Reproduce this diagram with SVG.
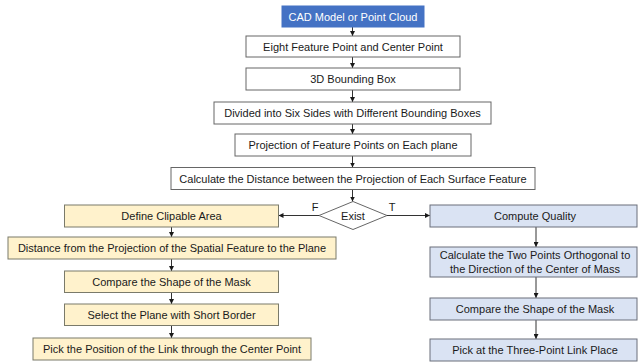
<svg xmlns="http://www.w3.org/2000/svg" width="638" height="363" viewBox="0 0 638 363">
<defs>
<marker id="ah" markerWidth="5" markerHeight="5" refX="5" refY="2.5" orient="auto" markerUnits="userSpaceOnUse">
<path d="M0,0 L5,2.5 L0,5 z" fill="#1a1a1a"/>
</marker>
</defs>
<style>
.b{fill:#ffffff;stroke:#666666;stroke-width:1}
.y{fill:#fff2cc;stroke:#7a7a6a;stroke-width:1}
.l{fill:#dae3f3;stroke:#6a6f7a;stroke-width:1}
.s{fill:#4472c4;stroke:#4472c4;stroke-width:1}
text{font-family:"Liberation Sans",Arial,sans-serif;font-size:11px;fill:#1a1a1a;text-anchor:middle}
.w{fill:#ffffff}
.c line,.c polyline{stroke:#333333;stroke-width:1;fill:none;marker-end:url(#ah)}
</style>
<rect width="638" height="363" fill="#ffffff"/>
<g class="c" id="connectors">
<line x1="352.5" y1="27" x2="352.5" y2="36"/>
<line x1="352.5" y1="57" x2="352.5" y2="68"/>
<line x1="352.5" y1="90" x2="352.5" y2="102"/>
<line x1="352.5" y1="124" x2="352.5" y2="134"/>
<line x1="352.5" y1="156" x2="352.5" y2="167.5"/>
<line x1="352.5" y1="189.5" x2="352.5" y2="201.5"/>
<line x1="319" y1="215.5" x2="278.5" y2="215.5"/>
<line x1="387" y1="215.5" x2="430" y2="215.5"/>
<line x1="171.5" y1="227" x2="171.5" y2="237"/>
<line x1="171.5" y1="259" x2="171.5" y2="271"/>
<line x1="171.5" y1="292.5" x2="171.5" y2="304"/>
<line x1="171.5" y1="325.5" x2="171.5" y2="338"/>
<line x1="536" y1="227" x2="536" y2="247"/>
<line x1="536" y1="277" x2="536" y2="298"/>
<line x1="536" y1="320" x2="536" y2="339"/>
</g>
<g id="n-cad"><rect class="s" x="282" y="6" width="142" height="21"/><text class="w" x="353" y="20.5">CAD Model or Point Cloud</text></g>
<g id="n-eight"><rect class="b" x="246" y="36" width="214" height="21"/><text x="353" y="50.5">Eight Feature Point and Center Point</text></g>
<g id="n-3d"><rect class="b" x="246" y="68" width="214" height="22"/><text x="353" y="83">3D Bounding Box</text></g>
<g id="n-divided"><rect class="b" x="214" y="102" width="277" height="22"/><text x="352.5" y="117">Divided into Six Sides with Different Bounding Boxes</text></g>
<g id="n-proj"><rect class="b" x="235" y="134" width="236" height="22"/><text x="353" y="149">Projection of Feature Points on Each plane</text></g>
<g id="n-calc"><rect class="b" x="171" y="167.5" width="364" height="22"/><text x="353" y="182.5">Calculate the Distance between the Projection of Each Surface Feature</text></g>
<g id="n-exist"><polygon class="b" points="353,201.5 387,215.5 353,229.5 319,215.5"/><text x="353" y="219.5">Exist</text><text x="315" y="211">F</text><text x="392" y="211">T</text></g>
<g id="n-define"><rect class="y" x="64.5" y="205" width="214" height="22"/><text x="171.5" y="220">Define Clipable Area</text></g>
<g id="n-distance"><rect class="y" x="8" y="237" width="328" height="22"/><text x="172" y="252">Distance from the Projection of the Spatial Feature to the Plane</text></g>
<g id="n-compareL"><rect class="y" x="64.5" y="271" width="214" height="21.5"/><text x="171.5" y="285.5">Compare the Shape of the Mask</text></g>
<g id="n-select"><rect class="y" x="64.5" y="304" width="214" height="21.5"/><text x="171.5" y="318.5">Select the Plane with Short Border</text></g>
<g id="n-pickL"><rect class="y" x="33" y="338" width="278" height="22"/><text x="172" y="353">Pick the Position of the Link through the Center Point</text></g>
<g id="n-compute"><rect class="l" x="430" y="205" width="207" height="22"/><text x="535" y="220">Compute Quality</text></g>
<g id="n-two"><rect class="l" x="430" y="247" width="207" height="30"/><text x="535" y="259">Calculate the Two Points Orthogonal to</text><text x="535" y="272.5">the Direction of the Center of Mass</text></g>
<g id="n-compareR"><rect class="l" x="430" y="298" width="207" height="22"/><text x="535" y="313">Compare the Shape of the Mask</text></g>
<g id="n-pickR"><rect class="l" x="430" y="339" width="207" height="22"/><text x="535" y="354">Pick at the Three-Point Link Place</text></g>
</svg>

Work to be completed
Reproduce the material above in full, exactly, with no images.

Completed task
Reproduce this diagram with SVG.
<svg xmlns="http://www.w3.org/2000/svg" width="638" height="363" viewBox="0 0 638 363">
<defs>
<marker id="ah" markerWidth="5" markerHeight="5" refX="5" refY="2.5" orient="auto" markerUnits="userSpaceOnUse">
<path d="M0,0 L5,2.5 L0,5 z" fill="#1a1a1a"/>
</marker>
</defs>
<style>
.b{fill:#ffffff;stroke:#666666;stroke-width:1}
.y{fill:#fff2cc;stroke:#7a7a6a;stroke-width:1}
.l{fill:#dae3f3;stroke:#6a6f7a;stroke-width:1}
.s{fill:#4472c4;stroke:#4472c4;stroke-width:1}
text{font-family:"Liberation Sans",Arial,sans-serif;font-size:11px;fill:#1a1a1a;text-anchor:middle}
.w{fill:#ffffff}
.c line,.c polyline{stroke:#333333;stroke-width:1;fill:none;marker-end:url(#ah)}
</style>
<rect width="638" height="363" fill="#ffffff"/>
<g class="c" id="connectors">
<line x1="352.5" y1="27" x2="352.5" y2="36"/>
<line x1="352.5" y1="57" x2="352.5" y2="68"/>
<line x1="352.5" y1="90" x2="352.5" y2="102"/>
<line x1="352.5" y1="124" x2="352.5" y2="134"/>
<line x1="352.5" y1="156" x2="352.5" y2="167.5"/>
<line x1="352.5" y1="189.5" x2="352.5" y2="201.5"/>
<line x1="319" y1="215.5" x2="278.5" y2="215.5"/>
<line x1="387" y1="215.5" x2="430" y2="215.5"/>
<line x1="171.5" y1="227" x2="171.5" y2="237"/>
<line x1="171.5" y1="259" x2="171.5" y2="271"/>
<line x1="171.5" y1="292.5" x2="171.5" y2="304"/>
<line x1="171.5" y1="325.5" x2="171.5" y2="338"/>
<line x1="536" y1="227" x2="536" y2="247"/>
<line x1="536" y1="277" x2="536" y2="298"/>
<line x1="536" y1="320" x2="536" y2="339"/>
</g>
<g id="n-cad"><rect class="s" x="282" y="6" width="142" height="21"/><text class="w" x="353" y="20.5">CAD Model or Point Cloud</text></g>
<g id="n-eight"><rect class="b" x="246" y="36" width="214" height="21"/><text x="353" y="50.5">Eight Feature Point and Center Point</text></g>
<g id="n-3d"><rect class="b" x="246" y="68" width="214" height="22"/><text x="353" y="83">3D Bounding Box</text></g>
<g id="n-divided"><rect class="b" x="214" y="102" width="277" height="22"/><text x="352.5" y="117">Divided into Six Sides with Different Bounding Boxes</text></g>
<g id="n-proj"><rect class="b" x="235" y="134" width="236" height="22"/><text x="353" y="149">Projection of Feature Points on Each plane</text></g>
<g id="n-calc"><rect class="b" x="171" y="167.5" width="364" height="22"/><text x="353" y="182.5">Calculate the Distance between the Projection of Each Surface Feature</text></g>
<g id="n-exist"><polygon class="b" points="353,201.5 387,215.5 353,229.5 319,215.5"/><text x="353" y="219.5">Exist</text><text x="315" y="211">F</text><text x="392" y="211">T</text></g>
<g id="n-define"><rect class="y" x="64.5" y="205" width="214" height="22"/><text x="171.5" y="220">Define Clipable Area</text></g>
<g id="n-distance"><rect class="y" x="8" y="237" width="328" height="22"/><text x="172" y="252">Distance from the Projection of the Spatial Feature to the Plane</text></g>
<g id="n-compareL"><rect class="y" x="64.5" y="271" width="214" height="21.5"/><text x="171.5" y="285.5">Compare the Shape of the Mask</text></g>
<g id="n-select"><rect class="y" x="64.5" y="304" width="214" height="21.5"/><text x="171.5" y="318.5">Select the Plane with Short Border</text></g>
<g id="n-pickL"><rect class="y" x="33" y="338" width="278" height="22"/><text x="172" y="353">Pick the Position of the Link through the Center Point</text></g>
<g id="n-compute"><rect class="l" x="430" y="205" width="207" height="22"/><text x="535" y="220">Compute Quality</text></g>
<g id="n-two"><rect class="l" x="430" y="247" width="207" height="30"/><text x="535" y="259">Calculate the Two Points Orthogonal to</text><text x="535" y="272.5">the Direction of the Center of Mass</text></g>
<g id="n-compareR"><rect class="l" x="430" y="298" width="207" height="22"/><text x="535" y="313">Compare the Shape of the Mask</text></g>
<g id="n-pickR"><rect class="l" x="430" y="339" width="207" height="22"/><text x="535" y="354">Pick at the Three-Point Link Place</text></g>
</svg>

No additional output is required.